"""
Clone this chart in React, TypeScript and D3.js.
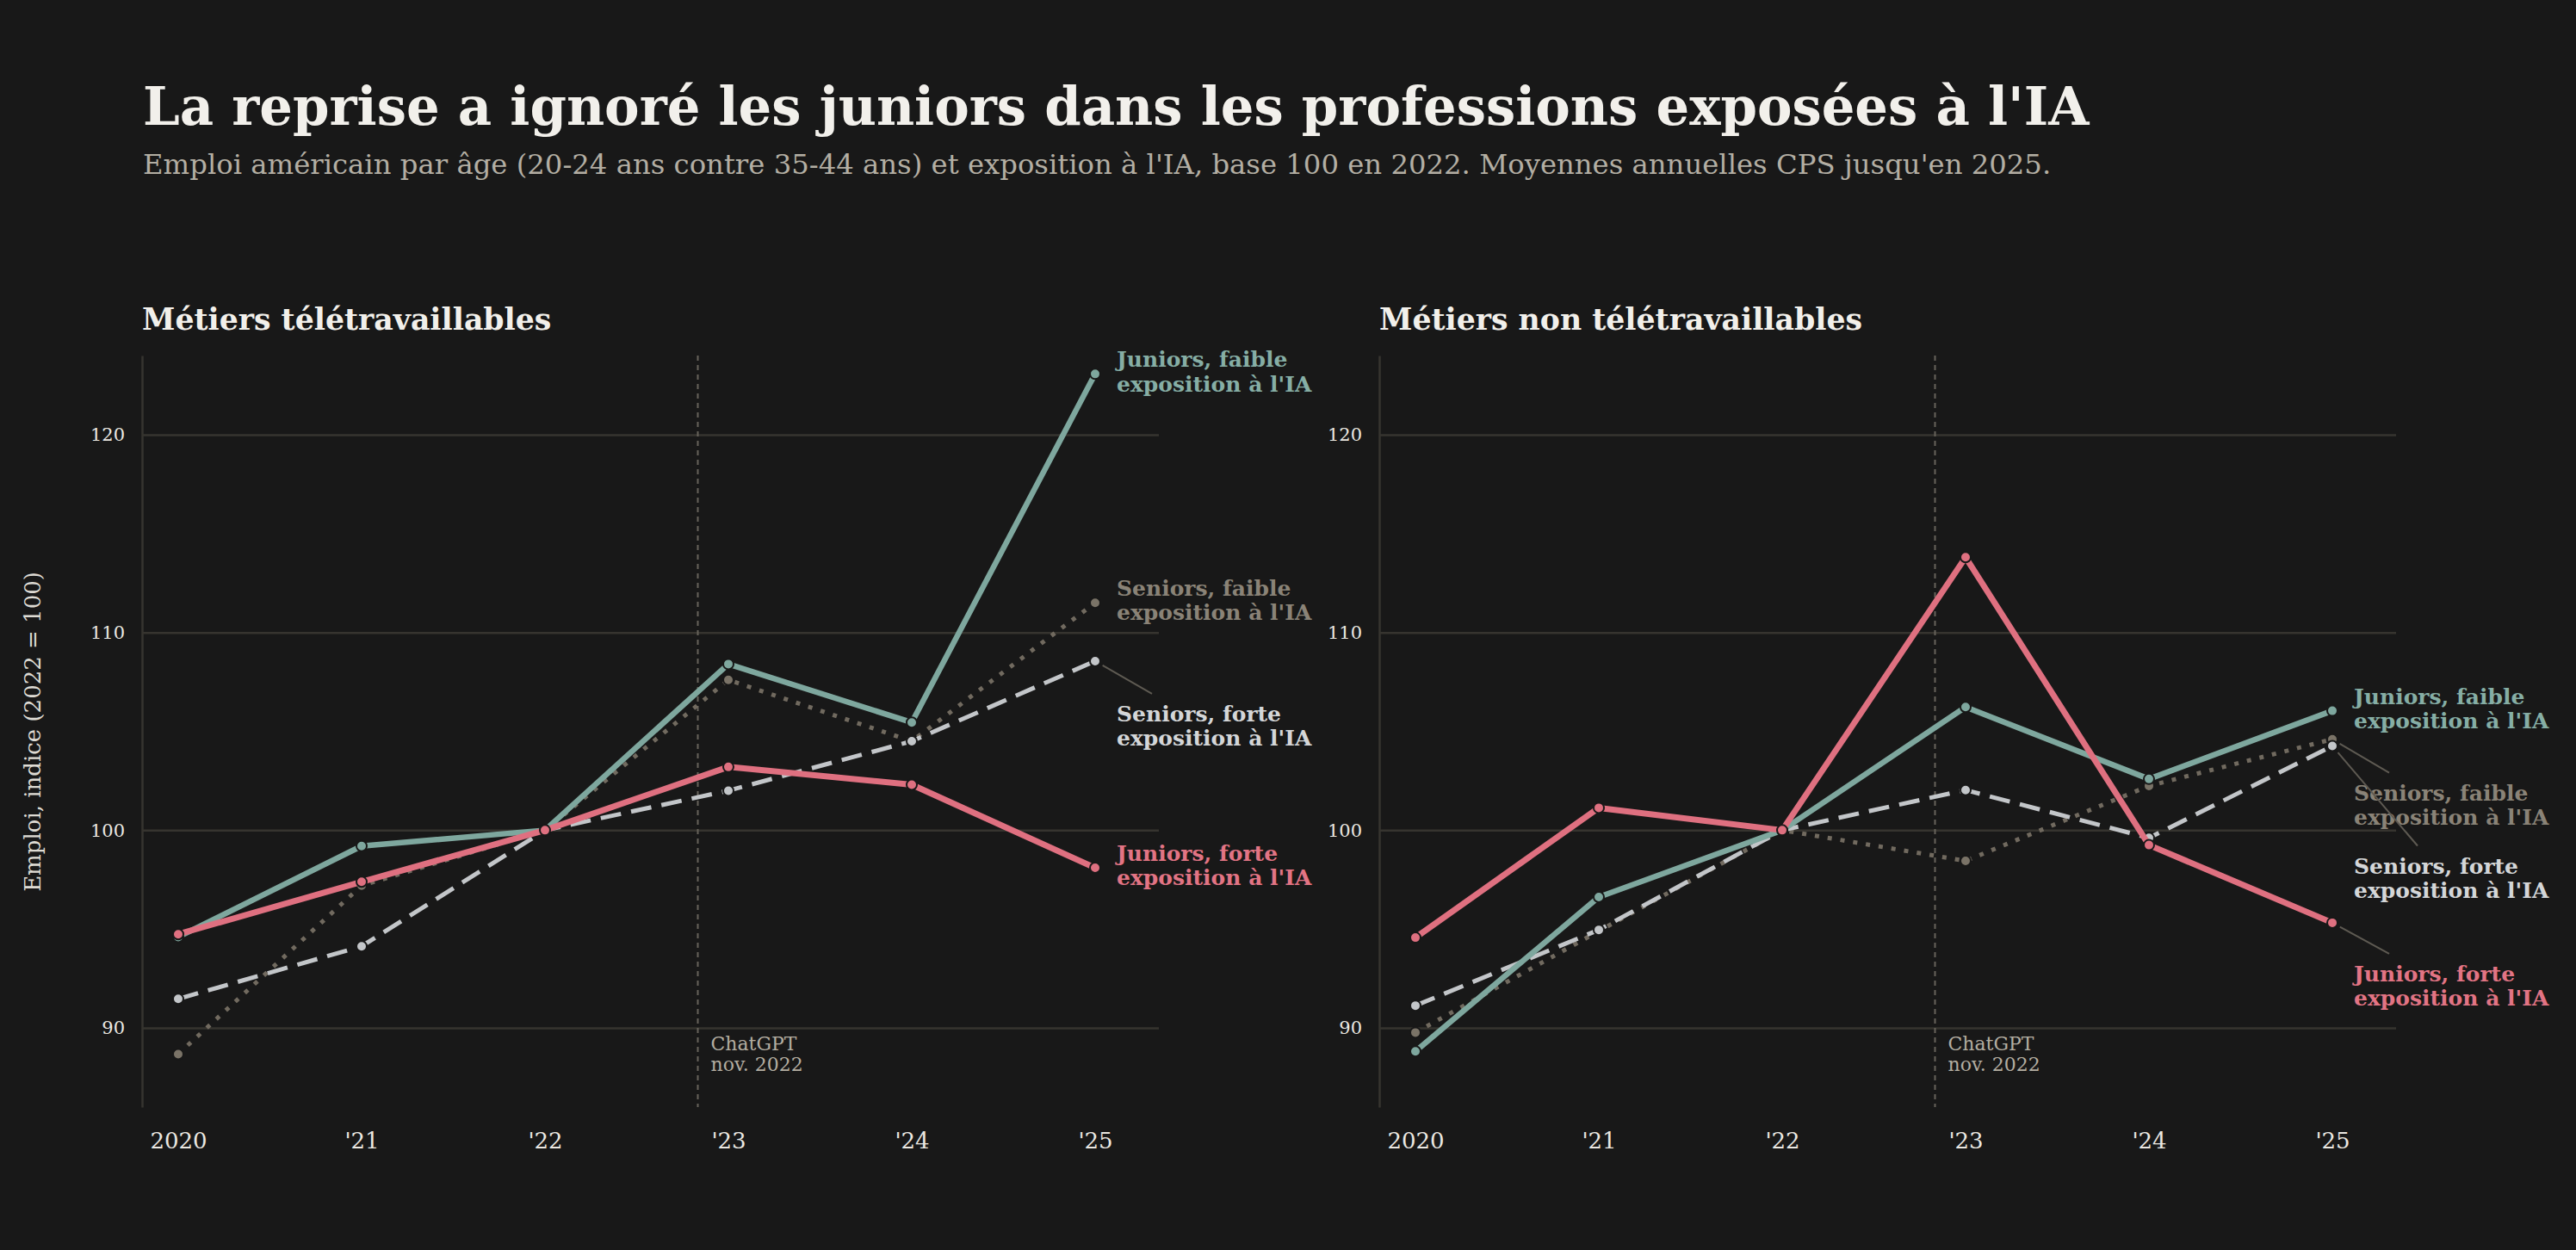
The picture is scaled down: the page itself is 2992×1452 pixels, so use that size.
import { useEffect, useRef } from "react"
import * as d3 from "d3"

// Chart data
const years = [2020, 2021, 2022, 2023, 2024, 2025]
const yearLabels = ["2020", "'21", "'22", "'23", "'24", "'25"]
const yTicks = [90, 100, 110, 120]
const chatGptDate = 2022 + 10 / 12

const panelTitles = ["Métiers télétravaillables", "Métiers non télétravaillables"]

// Métiers télétravaillables
const remoteJuniorsLow = [94.6, 99.2, 100, 108.4, 105.45, 123.07]
const remoteJuniorsHigh = [94.74, 97.39, 100, 103.2, 102.3, 98.1]
const remoteSeniorsLow = [88.68, 97.2, 100, 107.6, 104.5, 111.5]
const remoteSeniorsHigh = [91.47, 94.13, 100, 102.0, 104.5, 108.55]

// Métiers non télétravaillables
const onsiteJuniorsLow = [88.82, 96.62, 100, 106.23, 102.59, 106.04]
const onsiteJuniorsHigh = [94.57, 101.13, 100, 113.8, 99.25, 95.32]
const onsiteSeniorsLow = [89.77, 94.9, 100, 98.45, 102.24, 104.6]
const onsiteSeniorsHigh = [91.13, 94.96, 100, 102.03, 99.61, 104.26]

const seriesLabels = [
  ["Seniors, faible", "exposition à l'IA"],
  ["Seniors, forte", "exposition à l'IA"],
  ["Juniors, faible", "exposition à l'IA"],
  ["Juniors, forte", "exposition à l'IA"],
]

const panelValues = [
  [remoteSeniorsLow, remoteSeniorsHigh, remoteJuniorsLow, remoteJuniorsHigh],
  [onsiteSeniorsLow, onsiteSeniorsHigh, onsiteJuniorsLow, onsiteJuniorsHigh],
]

const W = 2992
const H = 1452
const BG = "#181818"
const FONT = "'DejaVu Serif', Georgia, serif"
const GRID = "#36342f"

// draw order: seniors faible, seniors forte, juniors faible, juniors forte
const seriesStyles = [
  { color: "#716a5f", dotColor: "#7a7367", width: 5, dash: "5,10", labelColor: "#8a8377" },
  { color: "#c3c6c9", dotColor: "#c3c6c9", width: 5, dash: "24,12", labelColor: "#d4d6d8" },
  { color: "#7ea79e", dotColor: "#7ea79e", width: 6.5, dash: null, labelColor: "#86aea5" },
  { color: "#df7080", dotColor: "#df7080", width: 7, dash: null, labelColor: "#e27484" },
]

// label offsets (px below the end point) and leader line end, per panel
const labelShift = [
  [0, 78, 0, 0],
  [79, 156, 0, 76],
]
const leaderDx = [
  [41, 41, 41, 41],
  [41, 74, 41, 41],
]

const panelLeft = [165, 1602]
const plotTop = 413
const plotBottom = 1286

const App = () => {
  const svgRef = useRef<SVGSVGElement | null>(null)

  useEffect(() => {
    if (!svgRef.current) return
    document.body.style.margin = "0"
    document.body.style.background = BG
    document.body.style.overflow = "hidden"

    const svg = d3.select(svgRef.current)
    svg.selectAll("*").remove()
    svg.attr("font-family", FONT)

    svg.append("rect").attr("width", W).attr("height", H).attr("fill", BG)

    // Titles
    svg
      .append("text")
      .attr("x", 166)
      .attr("y", 145)
      .attr("font-size", 60.8)
      .attr("font-weight", 700)
      .attr("fill", "#f2f0eb")
      .text("La reprise a ignoré les juniors dans les professions exposées à l'IA")

    svg
      .append("text")
      .attr("x", 166)
      .attr("y", 202)
      .attr("font-size", 32.3)
      .attr("fill", "#b3aea3")
      .text(
        "Emploi américain par âge (20-24 ans contre 35-44 ans) et exposition à l'IA, base 100 en 2022. Moyennes annuelles CPS jusqu'en 2025.",
      )

    const y = d3.scaleLinear().domain([86, 124]).range([plotBottom, plotTop])

    panelValues.forEach((values, pi) => {
      const left = panelLeft[pi]
      const gridEnd = left + 1181
      const x = d3.scaleLinear().domain([2020, 2025]).range([left + 42, left + 1107])
      const g = svg.append("g")

      g.append("text")
        .attr("x", left)
        .attr("y", 383)
        .attr("font-size", 34.7)
        .attr("font-weight", 700)
        .attr("fill", "#f2f0eb")
        .text(panelTitles[pi])

      // y axis + grid
      const yAxis = g
        .append("g")
        .attr("transform", `translate(${left},0)`)
        .call(
          d3
            .axisLeft(y)
            .tickValues(yTicks)
            .tickSize(-(gridEnd - left))
            .tickSizeOuter(0)
            .tickPadding(20),
        )
      yAxis.select(".domain").attr("stroke", GRID).attr("stroke-width", 2.5)
      yAxis.selectAll(".tick line").attr("stroke", GRID).attr("stroke-width", 2.5)
      yAxis
        .selectAll(".tick text")
        .attr("fill", "#ebe8e2")
        .attr("font-size", 21)
        .attr("font-family", FONT)

      // x axis
      const xAxis = g
        .append("g")
        .attr("transform", `translate(0,${plotBottom})`)
        .call(
          d3
            .axisBottom(x)
            .tickValues(years)
            .tickFormat((d, i) => yearLabels[i])
            .tickSize(0)
            .tickPadding(30),
        )
      xAxis.select(".domain").remove()
      xAxis
        .selectAll(".tick text")
        .attr("fill", "#ebe8e2")
        .attr("font-size", 26)
        .attr("font-family", FONT)

      // ChatGPT marker
      const cx = x(chatGptDate)
      g.append("line")
        .attr("x1", cx)
        .attr("x2", cx)
        .attr("y1", plotTop)
        .attr("y2", plotBottom)
        .attr("stroke", "#67635b")
        .attr("stroke-width", 2)
        .attr("stroke-dasharray", "6,5")
      const note = g.append("text").attr("font-size", 22).attr("fill", "#b3ada1")
      note.append("tspan").attr("x", cx + 15).attr("y", 1220).text("ChatGPT")
      note.append("tspan").attr("x", cx + 15).attr("y", 1244).text("nov. 2022")

      const line = d3
        .line<number>()
        .x((d, i) => x(years[i]))
        .y((d) => y(d))

      // lines + points
      values.forEach((vals, si) => {
        const st = seriesStyles[si]
        g.append("path")
          .datum(vals)
          .attr("d", line)
          .attr("fill", "none")
          .attr("stroke", st.color)
          .attr("stroke-width", st.width)
          .attr("stroke-linejoin", "round")
          .attr("stroke-dasharray", st.dash)

        g.selectAll(null)
          .data(vals)
          .join("circle")
          .attr("cx", (d, i) => x(years[i]))
          .attr("cy", (d) => y(d))
          .attr("r", 6)
          .attr("fill", st.dotColor)
          .attr("stroke", BG)
          .attr("stroke-width", 2)
      })

      // end labels
      const labelX = x(2025) + 25
      values.forEach((vals, si) => {
        const st = seriesStyles[si]
        const px = x(2025)
        const py = y(vals[vals.length - 1])
        const cy = py + labelShift[pi][si]

        if (labelShift[pi][si] !== 0) {
          const ex = labelX + leaderDx[pi][si]
          const ey = cy - 40
          const len = Math.hypot(ex - px, ey - py)
          const sx = px + ((ex - px) / len) * 10
          const sy = py + ((ey - py) / len) * 10
          g.append("line")
            .attr("x1", sx)
            .attr("y1", sy)
            .attr("x2", ex)
            .attr("y2", ey)
            .attr("stroke", "#5e5a52")
            .attr("stroke-width", 2)
        }

        const t = g
          .append("text")
          .attr("font-size", 25)
          .attr("font-weight", 700)
          .attr("fill", st.labelColor)
        t.append("tspan").attr("x", labelX).attr("y", cy - 8).text(seriesLabels[si][0])
        t.append("tspan").attr("x", labelX).attr("y", cy + 20.3).text(seriesLabels[si][1])
      })
    })

    // y axis title
    svg
      .append("text")
      .attr("transform", `translate(38,850) rotate(-90)`)
      .attr("text-anchor", "middle")
      .attr("dominant-baseline", "central")
      .attr("font-size", 26)
      .attr("fill", "#dedbd4")
      .text("Emploi, indice (2022 = 100)")
  }, [])

  return <svg ref={svgRef} width={W} height={H} style={{ display: "block" }} />
}

export default App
"""
**Directive:** Only the lines from the top of the data through the line with "import * as" should be quoted, exactly and with both ends kept; skip the pictures.

**Solution to this problem:**
Clone this chart in React, TypeScript and D3.js.
The picture is scaled down: the page itself is 2992×1452 pixels, so use that size.
import { useEffect, useRef } from "react"
import * as d3 from "d3"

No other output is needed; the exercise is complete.